Can you dive without a BCD?
Technically yes, but it's not recommended and violates most diving certifications and standards. Freedivers dive without BCDs because they're breath-holding and returning to the surface after each dive, but scuba diving involves extended time at depth where you need to control your buoyancy as your tank air is consumed and your wetsuit compression changes. Your BCD is also your primary flotation device for surface safety, which is critical.
How often should a scuba buoyancy compensator be serviced?
Most manufacturers and training agencies recommend professional BCD servicing annually or every 100 dives, whichever comes first. This includes inspection of the inflator mechanism, dump valves, bladder integrity, and all buckles and straps. However, you should perform your own basic maintenance after every dive day, including thorough rinsing inside and outside with fresh water and checking all functions.
Should I get a jacket style or back inflate BCD?
For beginners, a jacket-style BCD is usually easier to learn with because it provides intuitive upright flotation at the surface and a very stable feeling in the water.
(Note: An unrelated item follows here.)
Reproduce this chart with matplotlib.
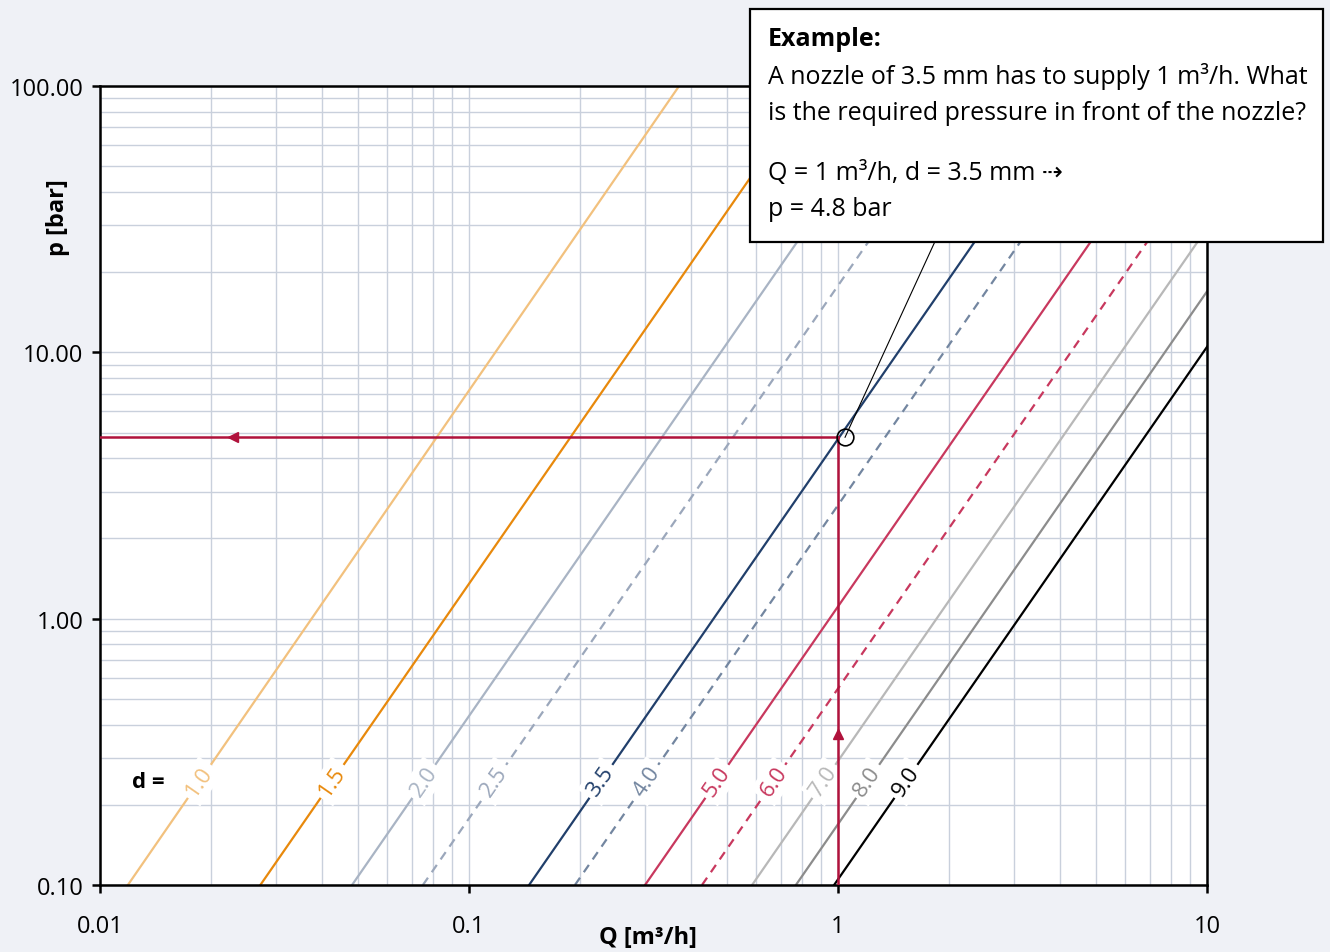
import matplotlib.pyplot as plt
from matplotlib.patches import Rectangle
import numpy as np

plt.rcParams['font.family'] = ['Open Sans', 'DejaVu Sans']

# Nozzle diameters (mm) and their lines: Q at p = 0.1 bar and Q at p = 100 bar
diametres = ['1.0', '1.5', '2.0', '2.5', '3.5', '4.0', '5.0', '6.0', '7.0', '8.0', '9.0']
q_bas = [0.0119, 0.0272, 0.0482, 0.075, 0.1455, 0.1937, 0.300, 0.428, 0.585, 0.769, 0.976]
q_haut = [0.371, 0.86, 1.52, 2.37, 4.6, 6.12, 9.49, 13.5, 18.5, 24.3, 30.9]
p_bas, p_haut = 0.1, 100

couleurs = ['#f2c17e', '#e8890c', '#a9b4c4', '#9ba7bb', '#213f6b', '#7386a0',
            '#c8385e', '#c8385e', '#b8b8b8', '#8c8c8c', '#000000']
styles = ['-', '-', '-', '--', '-', '--', '-', '--', '-', '-', '-']

# Example read-off
q_ex, p_ex = 1.0, 4.8
rouge = '#b0123c'

fig = plt.figure(figsize=(13.3, 9.53), dpi=100)
fig.patch.set_facecolor('#eff1f6')
ax = fig.add_axes([100/1330, 67/953, 1107/1330, 799/953])
ax.set_facecolor('white')
ax.set_xscale('log')
ax.set_yscale('log')
ax.set_xlim(0.01, 10)
ax.set_ylim(0.1, 100)

ax.grid(True, which='both', color='#c9d0dc', lw=1.0, zorder=0)

p_label = 0.245
for d, q0, q1, c, ls in zip(diametres, q_bas, q_haut, couleurs, styles):
    ax.plot([q0, q1], [p_bas, p_haut], color=c, ls=ls, lw=1.6,
            dashes=(4, 3) if ls == '--' else (None, None), zorder=2)
    # label position on the line (log interpolation)
    t = (np.log10(p_label) - np.log10(p_bas)) / (np.log10(p_haut) - np.log10(p_bas))
    ql = 10 ** (np.log10(q0) + t * (np.log10(q1) - np.log10(q0)))
    ax.text(ql, p_label, d, color=c, fontsize=16, rotation=55.3,
            ha='center', va='center', rotation_mode='anchor', zorder=3,
            bbox=dict(boxstyle='square,pad=0.2', fc='white', ec='none'))

ax.text(0.01349, p_label, 'd =', fontsize=16, fontweight='bold', ha='center', va='center')

# Example lines
ax.plot([0.01, q_ex], [p_ex, p_ex], color=rouge, lw=1.8, zorder=4)
ax.plot([q_ex, q_ex], [0.1, p_ex], color=rouge, lw=1.8, zorder=4)
ax.plot([0.0229], [p_ex], marker='<', color=rouge, ms=7, zorder=5)
ax.plot([q_ex], [0.369], marker='^', color=rouge, ms=7, zorder=5)
ax.plot([1.83, 1.045], [26, p_ex], color='black', lw=0.8, zorder=5)
ax.plot([1.045], [p_ex], marker='o', ms=12, mfc='none', mec='black', mew=1.2, zorder=6)

ax.set_xticks([0.01, 0.1, 1, 10])
ax.set_xticklabels(['0.01', '0.1', '1', '10'])
ax.set_yticks([0.1, 1, 10, 100])
ax.set_yticklabels(['0.10', '1.00', '10.00', '100.00'])
ax.tick_params(which='major', length=6, width=1.8, labelsize=17, color='black')
ax.tick_params(axis='x', pad=15)
ax.tick_params(axis='y', pad=6)
ax.tick_params(which='minor', length=0)
for s in ax.spines.values():
    s.set_linewidth(1.8)
    s.set_color('black')

fig.text(648/1330, 1 - 938/953, 'Q [m³/h]', fontsize=17, fontweight='bold',
         ha='center', va='center')
fig.text(58/1330, 1 - 218/953, 'p [bar]', fontsize=17, fontweight='bold',
         ha='center', va='center', rotation=90)

# Example box
fig.patches.append(Rectangle((750/1330, 1 - 243/953), 573/1330, 233/953,
                             transform=fig.transFigure, fc='white', ec='black',
                             lw=1.6, zorder=10))
x_txt = 768/1330
lignes = [('Example:', 40, 'bold'),
          ('A nozzle of 3.5 mm has to supply 1 m³/h. What', 77, 'normal'),
          ('is the required pressure in front of the nozzle?', 114, 'normal'),
          ('Q = 1 m³/h, d = 3.5 mm ⇢', 173, 'normal'),
          ('p = 4.8 bar', 210, 'normal')]
for txt, y, w in lignes:
    fig.text(x_txt, 1 - y/953, txt, fontsize=18, fontweight=w, ha='left', va='center', zorder=11)

plt.savefig('out.png', dpi=100, facecolor=fig.get_facecolor())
Back-inflate BCDs offer better streamlining and a more horizontal swimming position, which many divers prefer once they're comfortable with buoyancy control, and they're particularly popular for underwater photography. Try both styles if possible before committing, because personal preference and diving style matter more than one being universally "better."
What size BCD do I need?

BCD sizing is based on your chest circumference, weight, and height, but sizing varies significantly between manufacturers, so trying on multiple options is essential. Most BCDs come in sizes like small, medium, large, and extra-large, with adjustable straps to fine-tune the fit. The BCD should fit snugly when wearing your exposure suit without gaps or excessive tightness that restricts breathing. Many brands offer women-specific cuts that fit narrower shoulders and different torso shapes more comfortably.
How much weight capacity do I need in my BCD?
For recreational warm-water diving with a thin wetsuit or no suit, 25-30 pounds of lift capacity is typically sufficient. If you're diving in cold water with thick exposure protection (7mm wetsuit or drysuit), or carrying heavy equipment like camera rigs, you'll want 35-40 pounds or more. The general rule is your BCD should be able to make your entire rig (including you, weights, tank, and gear) positively buoyant at the surface even if your exposure suit provides no buoyancy.
Final Thoughts
Your scuba buoyancy compensator is way more than just a tank holder—it's the piece of equipment that determines whether you're comfortable, safe, and in control during every dive. I know the options can feel overwhelming when you're starting out, and I definitely made some mistakes figuring out what worked for me. But once you find a BCD that fits your body, matches your diving style, and feels comfortable after an hour underwater, diving becomes so much more enjoyable.
Take the time to try different styles, get properly fitted, and don't be shy about asking experienced divers what they like and dislike about their gear. I've learned more from honest conversations with other divers than from any product description. And remember that buoyancy control is a skill that takes practice—even the best BCD won't magically make you a perfect diver, but the right one will make learning that skill much easier.
Whether you're just getting certified or building your first complete gear setup, understanding how your buoyancy compensator works and what features matter for your specific diving will make every dive better. I'm still learning new tricks after three years, and honestly, that's part of what I love about this sport.